Cappagh Hospital in Dublin is not an acute hospital. It is the national orthopaedic hospital, with 159 beds, and seven state of the art operating theatres. It is where you go when you need an operation on your bones, or muscles.
It does not accept, and is not equipped to handle, Covid patients.
However, at the beginning of the pandemic, it became an overflow hospital for the Mater, accepting many acute trauma patients from the Mater to make space in that hospital for covid patients.
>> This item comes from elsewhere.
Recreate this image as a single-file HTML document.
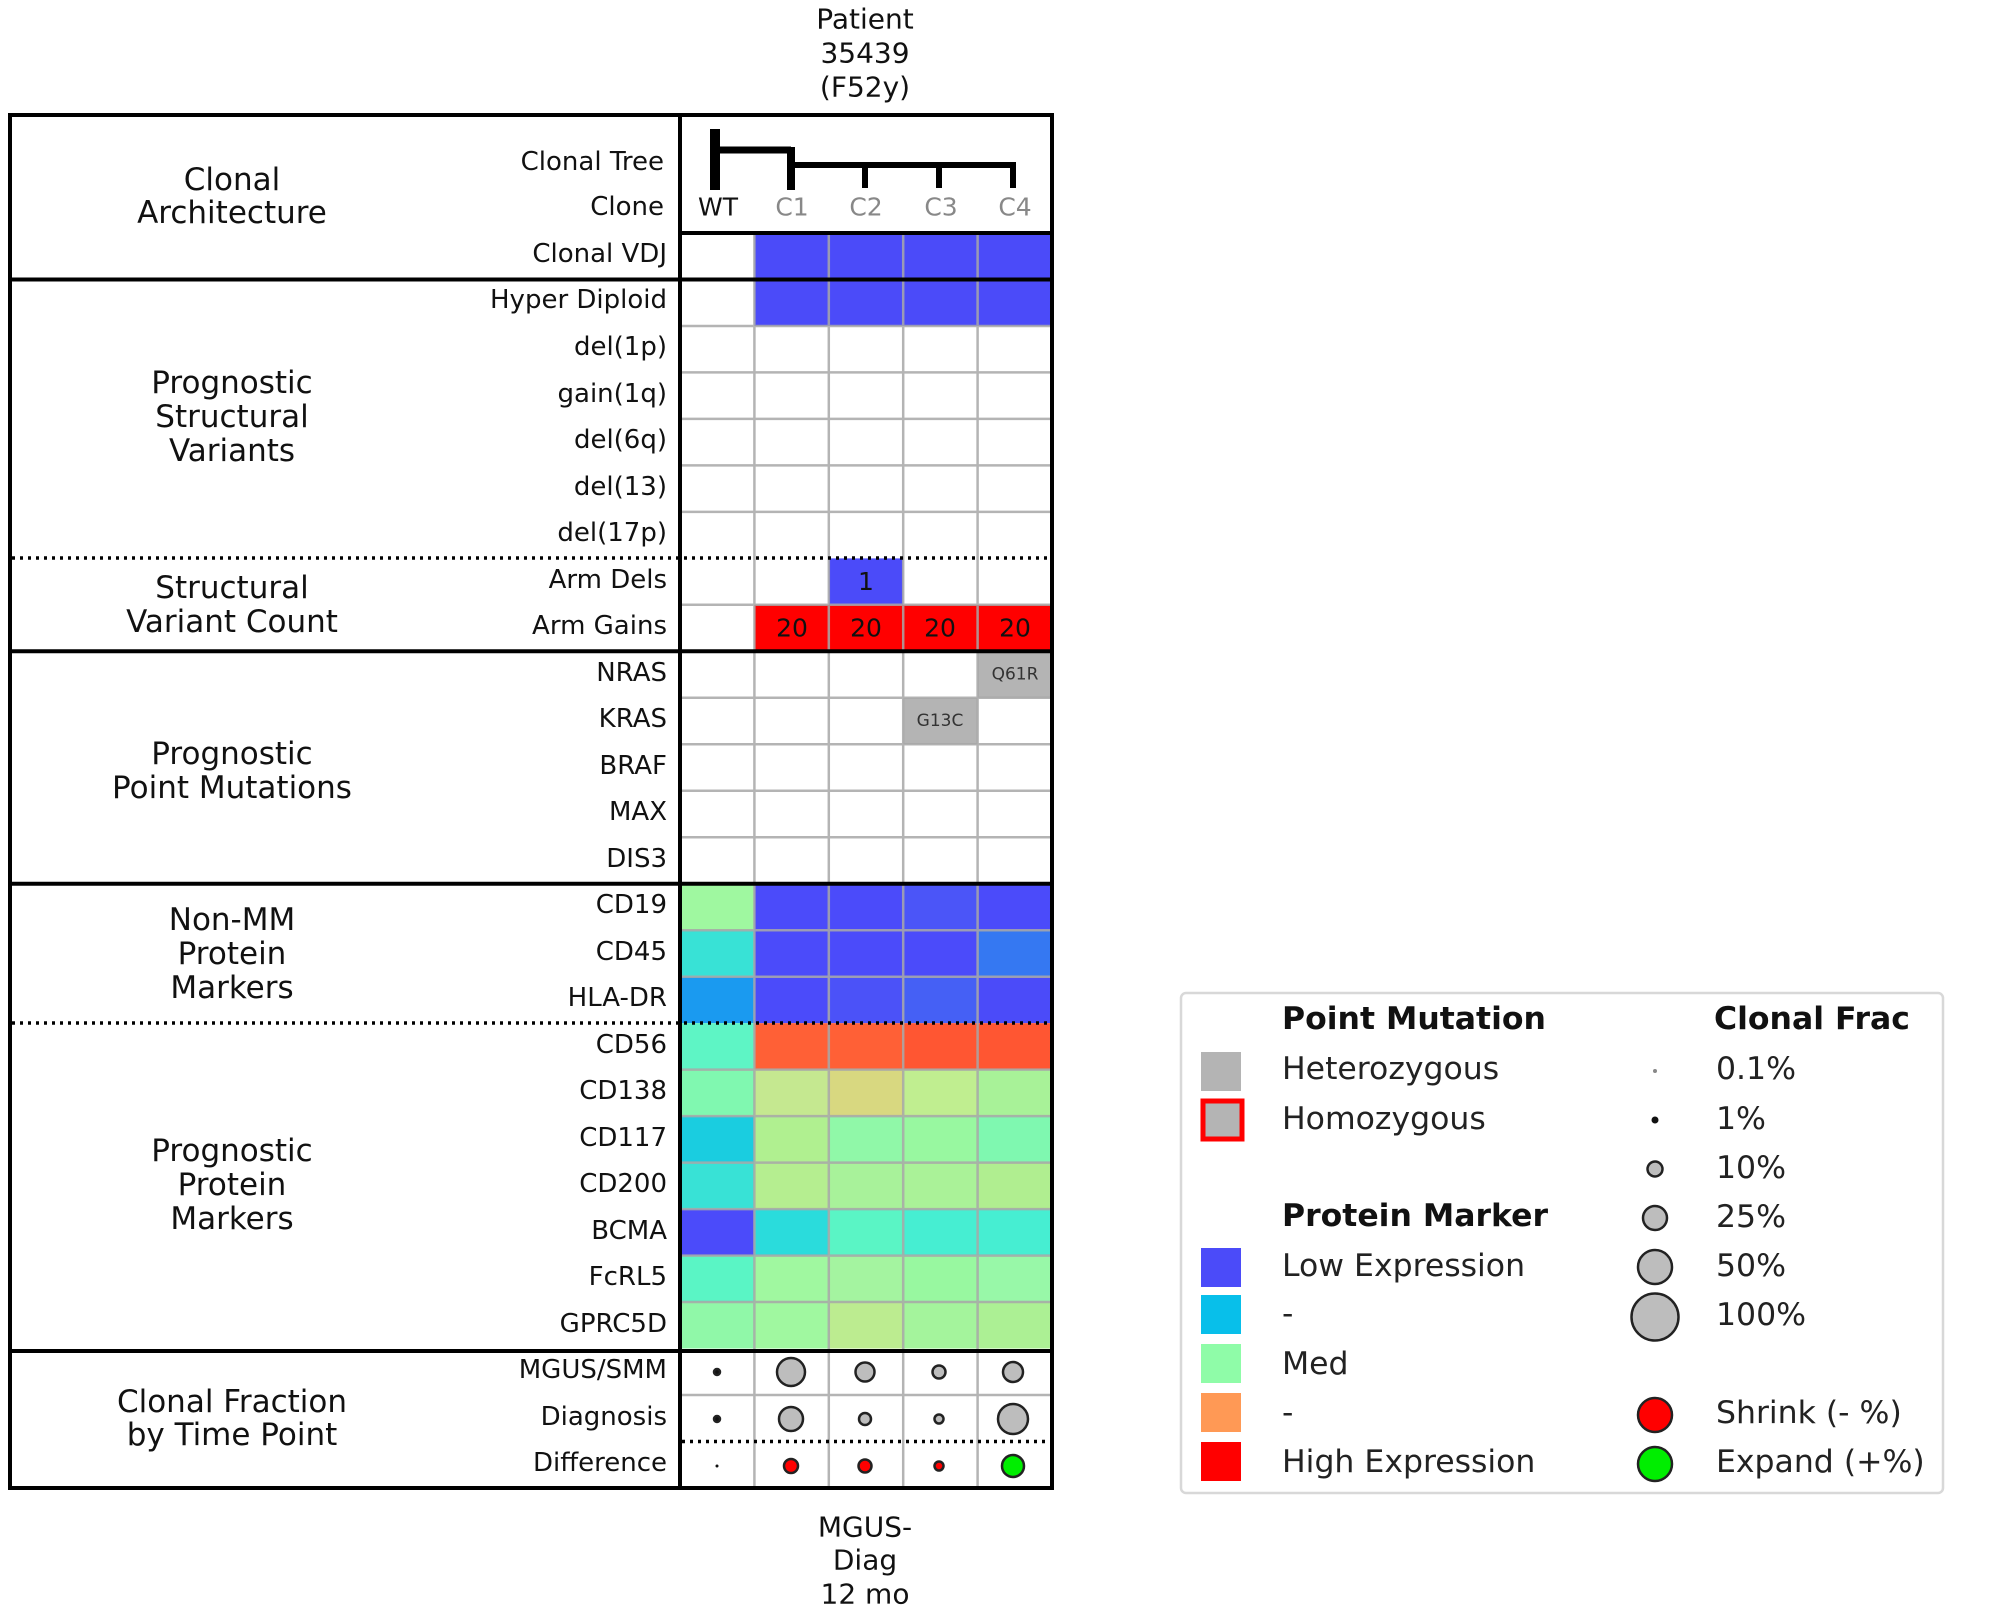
<!DOCTYPE html>
<html><head><meta charset="utf-8"><style>
html,body{margin:0;padding:0;background:#fff;}
svg{display:block;font-family:"DejaVu Sans","Liberation Sans",sans-serif;}
</style></head><body>
<svg width="1989" height="1622" viewBox="0 0 1989 1622" xmlns="http://www.w3.org/2000/svg">
<rect width="1989" height="1622" fill="#fff"/>
<g font-size="28" text-anchor="middle" fill="#111" dominant-baseline="central">
<text x="865" y="19">Patient</text><text x="865" y="53">35439</text><text x="865" y="87">(F52y)</text>
<text x="865" y="1527">MGUS-</text><text x="865" y="1560">Diag</text><text x="865" y="1594">12 mo</text>
</g>
<g>
<rect x="754.4" y="233" width="297.6" height="93" fill="#4b4bf9"/>
<rect x="828.8" y="558.4" width="74.4" height="46.5" fill="#4b4bf9"/>
<rect x="754.4" y="604.8" width="297.6" height="46.5" fill="#ff0000"/>
<rect x="977.6" y="651.3" width="74.4" height="46.5" fill="#b4b4b4"/>
<rect x="903.2" y="697.8" width="74.4" height="46.5" fill="#b4b4b4"/>
<rect x="680" y="883.7" width="74.4" height="46.5" fill="#9ff8a0"/>
<rect x="754.4" y="883.7" width="297.6" height="46.5" fill="#4b4bfa"/>
<rect x="903.2" y="883.7" width="74.4" height="46.5" fill="#4b55f8"/>
<rect x="680" y="930.2" width="74.4" height="46.5" fill="#38e2d6"/>
<rect x="754.4" y="930.2" width="223.2" height="46.5" fill="#4b4bfa"/>
<rect x="977.6" y="930.2" width="74.4" height="46.5" fill="#3578f2"/>
<rect x="680" y="976.7" width="74.4" height="46.5" fill="#1a9af0"/>
<rect x="754.4" y="976.7" width="74.4" height="46.5" fill="#4b4bfa"/>
<rect x="828.8" y="976.7" width="74.4" height="46.5" fill="#4b52f8"/>
<rect x="903.2" y="976.7" width="74.4" height="46.5" fill="#4560f5"/>
<rect x="977.6" y="976.7" width="74.4" height="46.5" fill="#4b4bf9"/>
<rect x="680" y="1023.2" width="74.4" height="46.5" fill="#5ef5c5"/>
<rect x="754.4" y="1023.2" width="148.8" height="46.5" fill="#ff6036"/>
<rect x="903.2" y="1023.2" width="148.8" height="46.5" fill="#ff5632"/>
<rect x="680" y="1069.6" width="74.4" height="46.5" fill="#80f8b0"/>
<rect x="754.4" y="1069.6" width="74.4" height="46.5" fill="#c5e890"/>
<rect x="828.8" y="1069.6" width="74.4" height="46.5" fill="#d8d880"/>
<rect x="903.2" y="1069.6" width="74.4" height="46.5" fill="#c0ee90"/>
<rect x="977.6" y="1069.6" width="74.4" height="46.5" fill="#a8f298"/>
<rect x="680" y="1116.1" width="74.4" height="46.5" fill="#1acde0"/>
<rect x="754.4" y="1116.1" width="74.4" height="46.5" fill="#b0f090"/>
<rect x="828.8" y="1116.1" width="74.4" height="46.5" fill="#90f8a8"/>
<rect x="903.2" y="1116.1" width="74.4" height="46.5" fill="#98f8a0"/>
<rect x="977.6" y="1116.1" width="74.4" height="46.5" fill="#7ff8b0"/>
<rect x="680" y="1162.6" width="74.4" height="46.5" fill="#38e2d6"/>
<rect x="754.4" y="1162.6" width="74.4" height="46.5" fill="#b5ee90"/>
<rect x="828.8" y="1162.6" width="74.4" height="46.5" fill="#a8f29a"/>
<rect x="903.2" y="1162.6" width="74.4" height="46.5" fill="#aaf298"/>
<rect x="977.6" y="1162.6" width="74.4" height="46.5" fill="#b0ee90"/>
<rect x="680" y="1209.1" width="74.4" height="46.5" fill="#4b4bfa"/>
<rect x="754.4" y="1209.1" width="74.4" height="46.5" fill="#2adcdc"/>
<rect x="828.8" y="1209.1" width="74.4" height="46.5" fill="#5af5c5"/>
<rect x="903.2" y="1209.1" width="148.8" height="46.5" fill="#46eed2"/>
<rect x="680" y="1255.6" width="74.4" height="46.5" fill="#5af5c5"/>
<rect x="754.4" y="1255.6" width="74.4" height="46.5" fill="#a0f8a0"/>
<rect x="828.8" y="1255.6" width="74.4" height="46.5" fill="#a4f4a0"/>
<rect x="903.2" y="1255.6" width="74.4" height="46.5" fill="#98f8a0"/>
<rect x="977.6" y="1255.6" width="74.4" height="46.5" fill="#98f8a8"/>
<rect x="680" y="1302" width="74.4" height="46.5" fill="#90f8a8"/>
<rect x="754.4" y="1302" width="74.4" height="46.5" fill="#a0f8a0"/>
<rect x="828.8" y="1302" width="74.4" height="46.5" fill="#bcec90"/>
<rect x="903.2" y="1302" width="74.4" height="46.5" fill="#a4f49c"/>
<rect x="977.6" y="1302" width="74.4" height="46.5" fill="#acf094"/>
</g>
<g stroke="#a8a8a8" stroke-width="2.5" opacity="0.85">
<line x1="754.4" y1="233" x2="754.4" y2="1488"/>
<line x1="828.8" y1="233" x2="828.8" y2="1488"/>
<line x1="903.2" y1="233" x2="903.2" y2="1488"/>
<line x1="977.6" y1="233" x2="977.6" y2="1488"/>
<line x1="680" y1="279.5" x2="1052" y2="279.5"/>
<line x1="680" y1="326" x2="1052" y2="326"/>
<line x1="680" y1="372.4" x2="1052" y2="372.4"/>
<line x1="680" y1="418.9" x2="1052" y2="418.9"/>
<line x1="680" y1="465.4" x2="1052" y2="465.4"/>
<line x1="680" y1="511.9" x2="1052" y2="511.9"/>
<line x1="680" y1="604.8" x2="1052" y2="604.8"/>
<line x1="680" y1="697.8" x2="1052" y2="697.8"/>
<line x1="680" y1="744.3" x2="1052" y2="744.3"/>
<line x1="680" y1="790.8" x2="1052" y2="790.8"/>
<line x1="680" y1="837.2" x2="1052" y2="837.2"/>
<line x1="680" y1="930.2" x2="1052" y2="930.2"/>
<line x1="680" y1="976.7" x2="1052" y2="976.7"/>
<line x1="680" y1="1069.6" x2="1052" y2="1069.6"/>
<line x1="680" y1="1116.1" x2="1052" y2="1116.1"/>
<line x1="680" y1="1162.6" x2="1052" y2="1162.6"/>
<line x1="680" y1="1209.1" x2="1052" y2="1209.1"/>
<line x1="680" y1="1255.6" x2="1052" y2="1255.6"/>
<line x1="680" y1="1302" x2="1052" y2="1302"/>
<line x1="680" y1="1395" x2="1052" y2="1395"/>
</g>
<g stroke="#000" stroke-width="3.5" stroke-dasharray="3 5">
<line x1="12" y1="558" x2="1052" y2="558"/>
<line x1="12" y1="1023" x2="1052" y2="1023"/>
<line x1="682" y1="1441.5" x2="1052" y2="1441.5"/>
</g>
<g stroke="#000" stroke-width="4" fill="none">
<rect x="10" y="115" width="1042" height="1373"/>
<line x1="680" y1="115" x2="680" y2="1488"/>
<line x1="10" y1="279.5" x2="1052" y2="279.5"/>
<line x1="10" y1="651.3" x2="1052" y2="651.3"/>
<line x1="10" y1="883.7" x2="1052" y2="883.7"/>
<line x1="10" y1="1351" x2="1052" y2="1351"/>
<line x1="680" y1="233" x2="1052" y2="233"/>
</g>
<g stroke="#000" fill="none" stroke-linecap="butt">
<line x1="715" y1="129" x2="715" y2="190" stroke-width="10"/>
<line x1="715" y1="150" x2="791" y2="150" stroke-width="7"/>
<line x1="791" y1="147" x2="791" y2="190" stroke-width="8"/>
<line x1="791" y1="165" x2="1015" y2="165" stroke-width="6"/>
<line x1="865" y1="165" x2="865" y2="188" stroke-width="6"/>
<line x1="939" y1="165" x2="939" y2="188" stroke-width="6"/>
<line x1="1013" y1="162" x2="1013" y2="188" stroke-width="6"/>
</g>
<g font-size="25" text-anchor="middle" dominant-baseline="central">
<text x="718" y="207" fill="#111">WT</text>
<text x="792" y="207" fill="#888">C1</text>
<text x="866" y="207" fill="#888">C2</text>
<text x="941" y="207" fill="#888">C3</text>
<text x="1015" y="207" fill="#888">C4</text>
</g>
<g font-size="25" text-anchor="middle" dominant-baseline="central" fill="#111">
<text x="866" y="581.6">1</text>
<text x="792" y="628.1">20</text><text x="866" y="628.1">20</text><text x="940" y="628.1">20</text><text x="1015" y="628.1">20</text>
</g>
<g font-size="17" text-anchor="middle" dominant-baseline="central" fill="#333">
<text x="1015" y="674.6">Q61R</text>
<text x="940" y="721">G13C</text>
</g>
<g font-size="26" text-anchor="end" dominant-baseline="central" fill="#111">
<text x="664" y="162">Clonal Tree</text>
<text x="664" y="207">Clone</text>
<text x="667" y="254">Clonal VDJ</text>
<text x="667" y="300">Hyper Diploid</text>
<text x="667" y="347">del(1p)</text>
<text x="667" y="394">gain(1q)</text>
<text x="667" y="440">del(6q)</text>
<text x="667" y="487">del(13)</text>
<text x="667" y="533">del(17p)</text>
<text x="667" y="580">Arm Dels</text>
<text x="667" y="626">Arm Gains</text>
<text x="667" y="673">NRAS</text>
<text x="667" y="719">KRAS</text>
<text x="667" y="766">BRAF</text>
<text x="667" y="812">MAX</text>
<text x="667" y="859">DIS3</text>
<text x="667" y="905">CD19</text>
<text x="667" y="952">CD45</text>
<text x="667" y="998">HLA-DR</text>
<text x="667" y="1045">CD56</text>
<text x="667" y="1091">CD138</text>
<text x="667" y="1138">CD117</text>
<text x="667" y="1184">CD200</text>
<text x="667" y="1231">BCMA</text>
<text x="667" y="1277">FcRL5</text>
<text x="667" y="1324">GPRC5D</text>
<text x="667" y="1370">MGUS/SMM</text>
<text x="667" y="1417">Diagnosis</text>
<text x="667" y="1463">Difference</text>
</g>
<g font-size="31" text-anchor="middle" dominant-baseline="central" fill="#111">
<text x="232" y="180">Clonal</text><text x="232" y="213">Architecture</text>
<text x="232" y="383">Prognostic</text><text x="232" y="417">Structural</text><text x="232" y="451">Variants</text>
<text x="232" y="588">Structural</text><text x="232" y="622">Variant Count</text>
<text x="232" y="754">Prognostic</text><text x="232" y="788">Point Mutations</text>
<text x="232" y="920">Non-MM</text><text x="232" y="954">Protein</text><text x="232" y="988">Markers</text>
<text x="232" y="1151">Prognostic</text><text x="232" y="1185">Protein</text><text x="232" y="1219">Markers</text>
<text x="232" y="1402">Clonal Fraction</text><text x="232" y="1435">by Time Point</text>
</g>
<g stroke="#222" stroke-width="2.5" fill="#bdbdbd">
<circle cx="717" cy="1372" r="3" fill="#111"/>
<circle cx="791" cy="1372" r="14"/>
<circle cx="865" cy="1372" r="9.5"/>
<circle cx="939" cy="1372" r="6.5"/>
<circle cx="1013" cy="1372" r="10"/>
<circle cx="717" cy="1419" r="3" fill="#111"/>
<circle cx="791" cy="1419" r="12"/>
<circle cx="865" cy="1419" r="6"/>
<circle cx="939" cy="1419" r="4.5"/>
<circle cx="1013" cy="1419" r="15"/>
<circle cx="717" cy="1466" r="1.5" fill="#111" stroke="none"/>
<circle cx="791" cy="1466" r="7" fill="#ff0000"/>
<circle cx="865" cy="1466" r="6.5" fill="#ff0000"/>
<circle cx="939" cy="1466" r="4.5" fill="#ff0000"/>
<circle cx="1013" cy="1466" r="11" fill="#00ee00"/>
</g>
<rect x="1181" y="993" width="762" height="500" rx="5" fill="#fff" stroke="#d8d8d8" stroke-width="2.5"/>
<rect x="1201" y="1052" width="40" height="39" fill="#b4b4b4"/>
<rect x="1203" y="1101" width="39" height="38" fill="#b4b4b4" stroke="#ff0000" stroke-width="5"/>
<rect x="1201" y="1248" width="40" height="39" fill="#4b4bf9"/>
<rect x="1201" y="1295" width="40" height="39" fill="#08bfea"/>
<rect x="1201" y="1344" width="40" height="39" fill="#8ffca8"/>
<rect x="1201" y="1393" width="40" height="39" fill="#ff9955"/>
<rect x="1201" y="1442" width="40" height="39" fill="#ff0000"/>
<g font-size="31.5" dominant-baseline="central" fill="#222">
<text x="1282" y="1019" font-weight="bold" fill="#111">Point Mutation</text>
<text x="1282" y="1069">Heterozygous</text>
<text x="1282" y="1119">Homozygous</text>
<text x="1282" y="1216" font-weight="bold" fill="#111">Protein Marker</text>
<text x="1282" y="1266">Low Expression</text>
<text x="1282" y="1314">-</text>
<text x="1282" y="1364">Med</text>
<text x="1282" y="1413">-</text>
<text x="1282" y="1462">High Expression</text>
<text x="1714" y="1019" font-weight="bold" fill="#111">Clonal Frac</text>
<text x="1716" y="1069">0.1%</text>
<text x="1716" y="1119">1%</text>
<text x="1716" y="1168">10%</text>
<text x="1716" y="1217">25%</text>
<text x="1716" y="1266">50%</text>
<text x="1716" y="1315">100%</text>
<text x="1716" y="1413">Shrink (- %)</text>
<text x="1716" y="1462">Expand (+%)</text>
</g>
<g stroke="#222" stroke-width="2.5" fill="#bdbdbd">
<circle cx="1655" cy="1071" r="2" fill="#888" stroke="none"/>
<circle cx="1655" cy="1120" r="3.5" fill="#111" stroke="none"/>
<circle cx="1655" cy="1169" r="7.5"/>
<circle cx="1655" cy="1218" r="12"/>
<circle cx="1655" cy="1267" r="17"/>
<circle cx="1655" cy="1317" r="23.5"/>
<circle cx="1655" cy="1415" r="17" fill="#ff0000"/>
<circle cx="1655" cy="1464" r="17" fill="#00ee00"/>
</g>
</svg>
</body></html>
As case numbers surged over Christmas, many staff at Cappagh expected to work through Christmas, accepting overflow patients from the Mater once more, as case numbers surged. They were shocked and surprised when they heard that Cappagh hospital was instead to be closed down over Christmas, with its 159 beds. The hospital remains closed today, according to a staff member who spoke to Gript.
The staff member said that he was moved to contact Gript after hearing on the radio that the Mater Hospital was calling on the public to avoid its emergency department:
Meanwhile, the Mater Hospital in north Dublin has called on the public to avoid its emergency department due to the “extreme pressure” it is under.
In a statement, the hospital said that the current Covid wave, together with high numbers of ED presentations and ongoing staff absences due to Covid isolation, means that patients with non-urgent conditions are experiencing lengthy waiting times to be seen.
On the evening of New Year’s Eve, the Mater had 47 Covid-19 patients, the second highest number in the State. At the same time, the hospital had one intensive care bed free.
“This makes no sense to me”, the staff member who spoke to Gript said. “On the radio, we’re hearing that the hospital system is approaching crisis, breaking point, shutting down A&E, and all the rest of it, and here we are, with 159 beds, and not one person in any of them, when we could be helping take some of the pressure off”
“This is how it was done at the start of the pandemic. We took all the acute orthopaedic cases, freeing up beds and nurses in the Mater. We could do the same today, but we’re sitting closed”.
The type of patient who could be easily transferred to Cappagh, were it open, are those with fractures, muscle tears, or other injuries to bone or muscle, Gript understands. Such injuries tend to present at a relatively constant number over the course of a year, unlike colds, flus, and other seasonal illnesses. At any given time, patients with such injuries might occupy 20-50 beds in the Mater, and other major hospitals.
At the beginning of the pandemic, the Irish Government was so eager for additional bed capacity that it purchased the right to use beds in private hospitals. Not all of these beds, or indeed many of them, were ultimately used.
The staff member who spoke to Gript said that in his estimation, the closure of Cappagh at a time of purported crisis made little sense.
“It’s odd watching the news and they’re saying crisis, crisis, crisis, and we’re sitting here with empty beds. If there was a crisis, surely they’d be using our beds. And if there is a crisis, and they are not using our beds, then someone needs to be fired yesterday”.
Gript Media approached the HSE with questions about the closure of Cappagh Hospital and offered 24 hours for a reply before publication.
At this hour, no such reply has been received. Should that change, we will update this piece.